Mountain view at sunset.
Views of mountain chains extending into the horizon are typical on the Parkway.

Robert Stevens photo


The Appalachian Mountains are among the oldest mountains in the world. They began forming about 270 million years ago, when the land masses that would become North America and Africa collided. The collision piled up masses of rock along the margin of North America to form the Appalachians.

The Appalachians were once as tall as the Rocky Mountains. Over millions of years, erosion from ice, wind, and water carved the mountains into their current shapes. Today, geologists estimate that the Appalachian Mountains erode about two inches every 1,000 years.

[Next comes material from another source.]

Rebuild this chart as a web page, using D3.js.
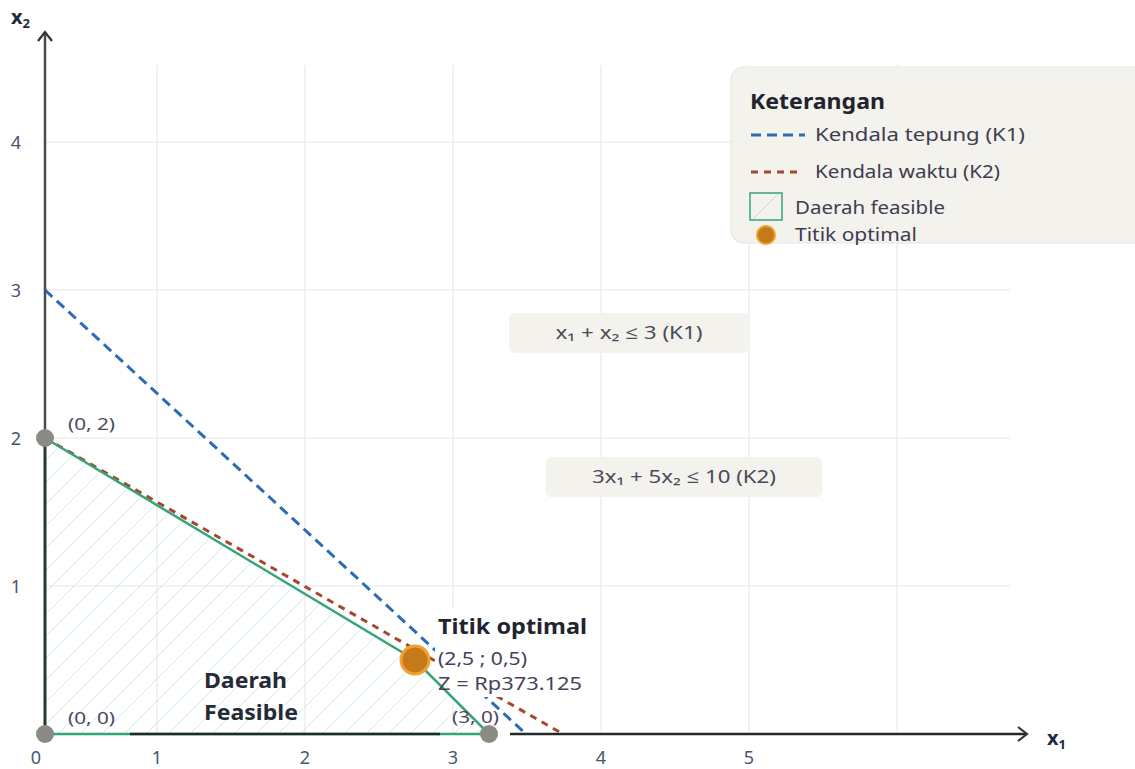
<!DOCTYPE html>
<html><head><meta charset="utf-8">
<script src="https://cdn.jsdelivr.net/npm/d3@7"></script>
<style>
html,body{margin:0;padding:0;background:#fff;}
svg{display:block;font-family:"Noto Sans","Open Sans",sans-serif;}
</style></head>
<body>
<svg id="chart" width="1135" height="769"></svg>
<script>
// ---- data ----
const xTickValues = [0, 1, 2, 3, 4, 5];
const xTickLabels = ["0", "1", "2", "3", "4", "5"];
const yTickValues = [1, 2, 3, 4];
const yTickLabels = ["1", "2", "3", "4"];
const gridXValues = [1, 2, 3, 4, 5, 6];
const gridYValues = [1, 2, 3, 4];
const feasibleVertices = [[0, 0], [0, 2], [2.5, 0.5], [3, 0]];
const k1Line = [[0, 3], [3.25, 0]];
const k2Line = [[0, 2], [3.5, 0]];
const optimalPoint = [2.5, 0.5];
const cornerPoints = [[0, 2], [0, 0], [3, 0]];
const cornerLabels = ["(0, 2)", "(0, 0)", "(3, 0)"];
const optimalTexts = ["Titik optimal", "(2,5 ; 0,5)", "Z = Rp373.125"];
const constraintLabels = ["x₁ + x₂ ≤ 3 (K1)", "3x₁ + 5x₂ ≤ 10 (K2)"];
const legendTitle = "Keterangan";
const legendItems = ["Kendala tepung (K1)", "Kendala waktu (K2)", "Daerah feasible", "Titik optimal"];
const regionLabel = ["Daerah", "Feasible"];

// ---- scales ----
const x = d3.scaleLinear().domain([0, 1]).range([45, 193]);      // data marks
const xGrid = d3.scaleLinear().domain([0, 1]).range([9, 157]);   // grid & tick labels
const y = d3.scaleLinear().domain([0, 1]).range([734, 586]);

const C = {
  grid: "#eeeeee", green: "#35a47a", hatch: "#4cc394", blue: "#2c6cb4", red: "#a4472c",
  orange: "#c47a18", orangeRing: "#f2a232", dot: "#8b8b86",
  tick: "#47566f", text: "#3f3c52", dark: "#1f2430", box: "#f3f2ec"
};

const svg = d3.select("#chart");
function fit(sel, len) { return sel.attr("textLength", len).attr("lengthAdjust", "spacingAndGlyphs"); }

const defs = svg.append("defs");
const pat = defs.append("pattern").attr("id", "hatch").attr("patternUnits", "userSpaceOnUse")
  .attr("width", 22).attr("height", 22);
pat.append("path").attr("d", "M-2,2 L2,-2 M0,22 L22,0 M20,24 L24,20")
  .attr("stroke", C.hatch).attr("stroke-opacity", 0.28).attr("stroke-width", 1);
const pat2 = defs.append("pattern").attr("id", "hatchL").attr("patternUnits", "userSpaceOnUse")
  .attr("width", 30).attr("height", 30).attr("x", 751).attr("y", 191);
pat2.append("path").attr("d", "M0,30 L30,0").attr("stroke", C.hatch).attr("stroke-opacity", 0.35).attr("stroke-width", 1);

// grid
svg.append("g").selectAll("line").data(gridXValues).join("line")
  .attr("x1", d => xGrid(d)).attr("x2", d => xGrid(d))
  .attr("y1", 65).attr("y2", y(0))
  .attr("stroke", C.grid).attr("stroke-width", 1.5);
svg.append("g").selectAll("line").data(gridYValues).join("line")
  .attr("x1", x(0)).attr("x2", 1010)
  .attr("y1", d => y(d)).attr("y2", d => y(d))
  .attr("stroke", C.grid).attr("stroke-width", 1.5);

// feasible region
const line = d3.line().x(d => x(d[0])).y(d => y(d[1]));
svg.append("path").attr("d", line(feasibleVertices) + "Z")
  .attr("fill", "url(#hatch)").attr("stroke", "none");

// constraint lines
svg.append("path").attr("d", line(k1Line)).attr("fill", "none")
  .attr("stroke", C.blue).attr("stroke-width", 3).attr("stroke-dasharray", "10,6");
svg.append("path").attr("d", line(k2Line)).attr("fill", "none")
  .attr("stroke", C.red).attr("stroke-width", 3).attr("stroke-dasharray", "7,6");

// white box behind optimal label
const ox = x(optimalPoint[0]), oy = y(optimalPoint[1]);
svg.append("rect").attr("x", ox + 20).attr("y", oy - 52).attr("width", 157).attr("height", 89).attr("fill", "#fff");

// green feasible boundary
svg.append("path").attr("d", line([feasibleVertices[1], feasibleVertices[2], feasibleVertices[3], feasibleVertices[0]]))
  .attr("fill", "none").attr("stroke", C.green).attr("stroke-width", 2.5);

// axes
const axisG = svg.append("g");
axisG.append("line").attr("x1", x(0)).attr("x2", x(0)).attr("y1", 32).attr("y2", y(2))
  .attr("stroke", "#4b4b4b").attr("stroke-width", 2.5);
axisG.append("line").attr("x1", x(0)).attr("x2", x(0)).attr("y1", y(2)).attr("y2", y(0))
  .attr("stroke", "#213c32").attr("stroke-width", 3);
axisG.append("path").attr("d", `M${x(0) - 7},${41} L${x(0)},${32} L${x(0) + 7},${41}`)
  .attr("fill", "none").attr("stroke", "#333").attr("stroke-width", 2.2);
[[130, 440], [510, 1026]].forEach(s => {
  axisG.append("line").attr("x1", s[0]).attr("x2", s[1]).attr("y1", y(0)).attr("y2", y(0))
    .attr("stroke", "#222a27").attr("stroke-width", 2.5);
});
axisG.append("path").attr("d", `M1018,${y(0) - 7} L1027,${y(0)} L1018,${y(0) + 7}`)
  .attr("fill", "none").attr("stroke", "#333").attr("stroke-width", 2.2);

// axis labels
const ax2 = svg.append("text").attr("x", 11).attr("y", 24).attr("font-weight", "bold")
  .attr("font-size", 20).attr("fill", "#1e2a44");
ax2.append("tspan").text("x");
ax2.append("tspan").attr("font-size", 13).attr("dy", 4).text("2");
const ax1 = svg.append("text").attr("x", 1047).attr("y", 745).attr("font-weight", "bold")
  .attr("font-size", 20).attr("fill", "#1e2a44");
ax1.append("tspan").text("x");
ax1.append("tspan").attr("font-size", 13).attr("dy", 4).text("1");

// tick labels
svg.append("g").selectAll("text").data(xTickValues).join("text")
  .attr("x", d => d === 0 ? x(0) - 9 : xGrid(d))
  .attr("y", 764).attr("text-anchor", "middle").attr("font-size", 18)
  .attr("fill", C.tick).text((d, i) => xTickLabels[i]);
svg.append("g").selectAll("text").data(yTickValues).join("text")
  .attr("x", 16).attr("y", d => y(d) + 7).attr("text-anchor", "middle").attr("font-size", 18)
  .attr("fill", C.tick).text((d, i) => yTickLabels[i]);

// corner dots
svg.append("g").selectAll("circle").data(cornerPoints).join("circle")
  .attr("cx", d => x(d[0])).attr("cy", d => y(d[1])).attr("r", 9).attr("fill", C.dot);
const cornerOffsets = [[23, -8], [23, -10], [-37, -11]];
svg.append("g").selectAll("text").data(cornerPoints).join("text")
  .attr("x", (d, i) => x(d[0]) + cornerOffsets[i][0])
  .attr("y", (d, i) => y(d[1]) + cornerOffsets[i][1])
  .attr("font-size", 17).attr("fill", "#4a4860")
  .attr("textLength", 47).attr("lengthAdjust", "spacingAndGlyphs")
  .text((d, i) => cornerLabels[i]);

// optimal point
svg.append("circle").attr("cx", ox).attr("cy", oy).attr("r", 14)
  .attr("fill", C.orange).attr("stroke", C.orangeRing).attr("stroke-width", 3);
fit(svg.append("text").attr("x", ox + 23).attr("y", oy - 26).attr("font-size", 21)
  .attr("font-weight", "bold").attr("fill", C.dark).text(optimalTexts[0]), 149);
fit(svg.append("text").attr("x", ox + 23).attr("y", oy + 5).attr("font-size", 18)
  .attr("fill", "#444258").text(optimalTexts[1]), 89);
fit(svg.append("text").attr("x", ox + 23).attr("y", oy + 30).attr("font-size", 18)
  .attr("fill", "#444258").text(optimalTexts[2]), 144);

// Daerah Feasible
const rl = [{y: 688, w: 83}, {y: 720, w: 94}];
regionLabel.forEach((t, i) => {
  fit(svg.append("text").attr("x", 204).attr("y", rl[i].y).attr("font-size", 22).attr("font-weight", "bold")
    .attr("fill", "#262a36").text(t), rl[i].w);
});

// constraint label boxes
const cBoxes = [{cx: 629, cy: 333, w: 240, tw: 147}, {cx: 684, cy: 477, w: 277, tw: 184}];
cBoxes.forEach((b, i) => {
  svg.append("rect").attr("x", b.cx - b.w / 2).attr("y", b.cy - 20).attr("width", b.w).attr("height", 40)
    .attr("rx", 6).attr("fill", C.box);
  fit(svg.append("text").attr("x", b.cx).attr("y", b.cy + 6).attr("text-anchor", "middle")
    .attr("font-size", 18).attr("fill", "#4b4a5a").text(constraintLabels[i]), b.tw);
});

// legend
const lg = svg.append("g");
lg.append("rect").attr("x", 731).attr("y", 67).attr("width", 420).attr("height", 176).attr("rx", 13)
  .attr("fill", C.box).attr("stroke", "#e7e5df").attr("stroke-width", 1.2);
fit(lg.append("text").attr("x", 750).attr("y", 109).attr("font-size", 21).attr("font-weight", "bold")
  .attr("fill", C.dark).text(legendTitle), 135);
lg.append("line").attr("x1", 751).attr("x2", 805).attr("y1", 135).attr("y2", 135)
  .attr("stroke", C.blue).attr("stroke-width", 3).attr("stroke-dasharray", "10,6");
lg.append("line").attr("x1", 751).attr("x2", 799).attr("y1", 172).attr("y2", 172)
  .attr("stroke", C.red).attr("stroke-width", 3).attr("stroke-dasharray", "7,6");
lg.append("rect").attr("x", 750).attr("y", 193).attr("width", 32).attr("height", 27)
  .attr("fill", "url(#hatchL)").attr("stroke", C.green).attr("stroke-width", 1.5);
lg.append("circle").attr("cx", 766).attr("cy", 235).attr("r", 9)
  .attr("fill", C.orange).attr("stroke", C.orangeRing).attr("stroke-width", 2);
const lgPos = [[815, 141], [815, 178], [795, 214], [795, 241]];
const lgW = [210, 185, 150, 122];
lg.selectAll("text.item").data(legendItems).join("text").attr("class", "item")
  .attr("x", (d, i) => lgPos[i][0]).attr("y", (d, i) => lgPos[i][1])
  .attr("font-size", 18).attr("fill", C.text)
  .attr("textLength", (d, i) => lgW[i]).attr("lengthAdjust", "spacingAndGlyphs")
  .text(d => d);
</script>
</body></html>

View from Richard Balsam Mountain, highest point on the parkway.
Milepost 431, on Richard Balsam Mountain, is the highest point of the parkway.

Kristina Plaas photo

The parkway passes through six mountain chains in the Appalachians. From Virginia, the first 355 miles follow the Blue Ridge Mountains. Near Asheville, North Carolina, the parkway winds through the Black Mountains, the Craggies, the Pigsahs, and the Balsams. The parkway ends at the Great Smokies in North Carolina.

The tallest peak in the Appalachians is Mt. Mitchell in North Carolina at 6,683 feet. Mt. Mitchell is also the highest point east of the Mississippi River. The highest elevation along the parkway road is 6,053 feet at Richland Balsam (Milepost 431) in North Carolina.